Le duele ver que se pierdan las raíces, y las cocinas extranjeras desplacen la memoria de los fogones. Pide con dignidad recordar lo nuestro, lo ancestral. “Que no se pierda, que volteen a vernos para que las futuras generaciones sigan”, dice, como quien cuida el último tizón ardiente del fuego.
Mientras los meseros corren, las copas brindan, las familias comparten y el amor se revela en gestos simples, Lorenza remoja los dedos y empieza la magia: masa, vapor, comal negro infinito.
Cierra con fuerza la torteadora metálica. “La mía es de mezquite”, dice con nostalgia. “Tiene más de 30 años que me la trajeron de Michoacán. Se la va a quedar mi nieta, porque mi hija no se la va a acabar”.

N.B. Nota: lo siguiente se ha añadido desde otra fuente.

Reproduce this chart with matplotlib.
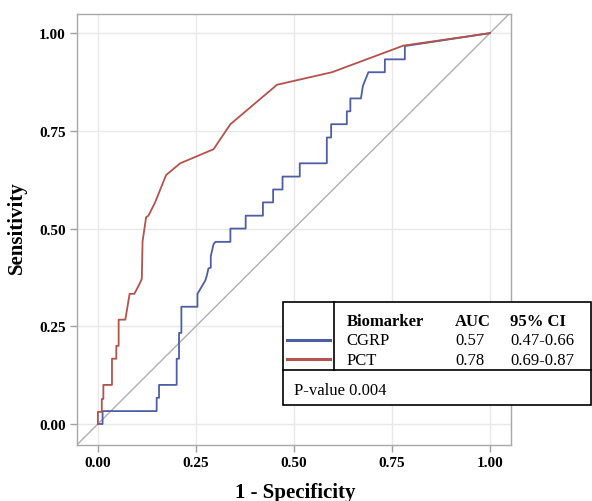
import matplotlib
matplotlib.use("Agg")
import matplotlib.pyplot as plt
from matplotlib.patches import Rectangle
from matplotlib.lines import Line2D

plt.rcParams['font.family'] = ['Liberation Serif', 'DejaVu Serif']

# ROC curve vertices (1 - specificity, sensitivity)
cgrp_fpr = [0.0, 0.012, 0.012, 0.150, 0.150, 0.156, 0.156, 0.201, 0.201, 0.207, 0.207, 0.213, 0.213,
            0.254, 0.254, 0.274, 0.278, 0.282, 0.288, 0.288, 0.295, 0.300, 0.338, 0.338, 0.377, 0.377,
            0.421, 0.421, 0.447, 0.447, 0.471, 0.471, 0.515, 0.515, 0.584, 0.584, 0.595, 0.595,
            0.635, 0.635, 0.644, 0.644, 0.671, 0.676, 0.690, 0.732, 0.732, 0.783, 0.783, 1.0]
cgrp_tpr = [0.0, 0.0, 0.033, 0.033, 0.067, 0.067, 0.100, 0.100, 0.167, 0.167, 0.233, 0.233, 0.300,
            0.300, 0.333, 0.367, 0.380, 0.398, 0.400, 0.429, 0.460, 0.466, 0.466, 0.500, 0.500, 0.533,
            0.533, 0.567, 0.567, 0.600, 0.600, 0.633, 0.633, 0.667, 0.667, 0.733, 0.733, 0.767,
            0.767, 0.800, 0.800, 0.833, 0.833, 0.865, 0.900, 0.900, 0.933, 0.933, 0.967, 1.0]

pct_fpr = [0.0, 0.0, 0.010, 0.010, 0.014, 0.014, 0.036, 0.036, 0.047, 0.047, 0.053, 0.053, 0.070,
           0.081, 0.093, 0.108, 0.112, 0.114, 0.123, 0.129, 0.146, 0.174, 0.210, 0.295, 0.338,
           0.457, 0.597, 0.779, 1.0]
pct_tpr = [0.0, 0.031, 0.031, 0.064, 0.064, 0.100, 0.100, 0.167, 0.167, 0.200, 0.200, 0.267, 0.267,
           0.333, 0.333, 0.362, 0.371, 0.467, 0.529, 0.533, 0.567, 0.637, 0.667, 0.703, 0.767,
           0.868, 0.900, 0.968, 1.0]

ticks = [0.0, 0.25, 0.5, 0.75, 1.0]
tick_labels = ["0.00", "0.25", "0.50", "0.75", "1.00"]

legend_header = ["Biomarker", "AUC", "95% CI"]
legend_names = ["CGRP", "PCT"]
legend_auc = ["0.57", "0.78"]
legend_ci = ["0.47-0.66", "0.69-0.87"]
p_text = "P-value 0.004"

blue = "#4e5ea6"
red = "#b5524b"

W, H = 592, 502
fig = plt.figure(figsize=(W / 100, H / 100), dpi=100)
ax = fig.add_axes([76.7 / W, 1 - 445.7 / H, (510.7 - 76.7) / W, (445.7 - 15) / H])

lim = (-0.054, 1.053)
ax.set_xlim(lim)
ax.set_ylim((-0.053, 1.049))
ax.plot([-0.1, 1.1], [-0.1, 1.1], color="#b0b0b0", lw=1.0, zorder=2)
ax.plot(cgrp_fpr, cgrp_tpr, color=blue, lw=1.3, zorder=3)
ax.plot(pct_fpr, pct_tpr, color=red, lw=1.3, zorder=4)

ax.set_xticks(ticks)
ax.set_yticks(ticks)
ax.set_xticklabels(tick_labels, fontweight="bold", fontsize=11)
ax.set_yticklabels(tick_labels, fontweight="bold", fontsize=11)
ax.grid(True, color="#e8e8e8", lw=1.0)
ax.set_axisbelow(True)
ax.tick_params(axis="both", length=5, width=1, color="#a0a0a0", pad=3)
for s in ax.spines.values():
    s.set_color("#a8a8a8")
    s.set_linewidth(1.0)

fig.text(295 / W, 1 - 493 / H, "1 - Specificity", ha="center", va="center",
         fontsize=15, fontweight="bold")
fig.text(17 / W, 1 - 228 / H, "Sensitivity", ha="center", va="center",
         rotation=90, fontsize=15, fontweight="bold")

def fx(p):
    return p / W

def fy(p):
    return 1 - p / H

# legend table
fig.add_artist(Rectangle((fx(283.3), fy(406)), fx(591) - fx(283.3), fy(303.3) - fy(406),
                         transform=fig.transFigure, facecolor="white", edgecolor="black",
                         lw=1.2, zorder=10))
fig.add_artist(Line2D([fx(334.3), fx(334.3)], [fy(303.3), fy(371)], transform=fig.transFigure,
                      color="black", lw=1.2, zorder=11))
fig.add_artist(Line2D([fx(283.3), fx(591)], [fy(371), fy(371)], transform=fig.transFigure,
                      color="black", lw=1.2, zorder=11))
cols = [346.7, 455, 510]
for x, t in zip(cols, legend_header):
    fig.text(fx(x), fy(322), t, ha="left", va="center", fontsize=12, fontweight="bold", zorder=12)
rows = [341.5, 361]
for y, n, a, c, col in zip(rows, legend_names, legend_auc, legend_ci, [blue, red]):
    fig.add_artist(Line2D([fx(287.3), fx(330)], [fy(y - 1), fy(y - 1)], transform=fig.transFigure,
                          color=col, lw=2.2, zorder=12))
    fig.text(fx(cols[0]), fy(y), n, ha="left", va="center", fontsize=12, zorder=12)
    fig.text(fx(cols[1]), fy(y), a, ha="left", va="center", fontsize=12, zorder=12)
    fig.text(fx(cols[2]), fy(y), c, ha="left", va="center", fontsize=12, zorder=12)
fig.text(fx(294), fy(391), p_text, ha="left", va="center", fontsize=12, zorder=12)

fig.savefig("out.png", dpi=100)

De pronto, la barra está en flor: telas coloridas, cartas de lotería, papel picado, cazuelas. El primer platillo llega humeante: chile ventilla, arroz blanco, xoconostle y frijoles de olla. El agua de tuna combatiendo con dulzura al incendio del guajillo.
Al poco tiempo, un grupo de turistas tamaulipecos la rodea con admiración para la fotografía. Sonríe, como si esa atmósfera de halagos fuera cotidiana.
Se inclina sobre la masa, le clava los dedos como ha hecho desde niña, y las tortillas infladas hacen su magia; nos regala algo de su historia en cada una, un fragmento del nixtamal de su madre, del café de olla humilde de su abuela, de las mujeres que han sido sus raíces, su fuego y sustento.
Amasa el tiempo, lo sirve caliente. Y aunque esas manos se queden quietas, aunque algún día ya no haya danza entre sus dedos, vendrán alumnas, hijas, nietas, más comales encendidos y aquel sabor exquisito que nos sacuda el alma. Lorenza, algo tuyo se quedó aquí.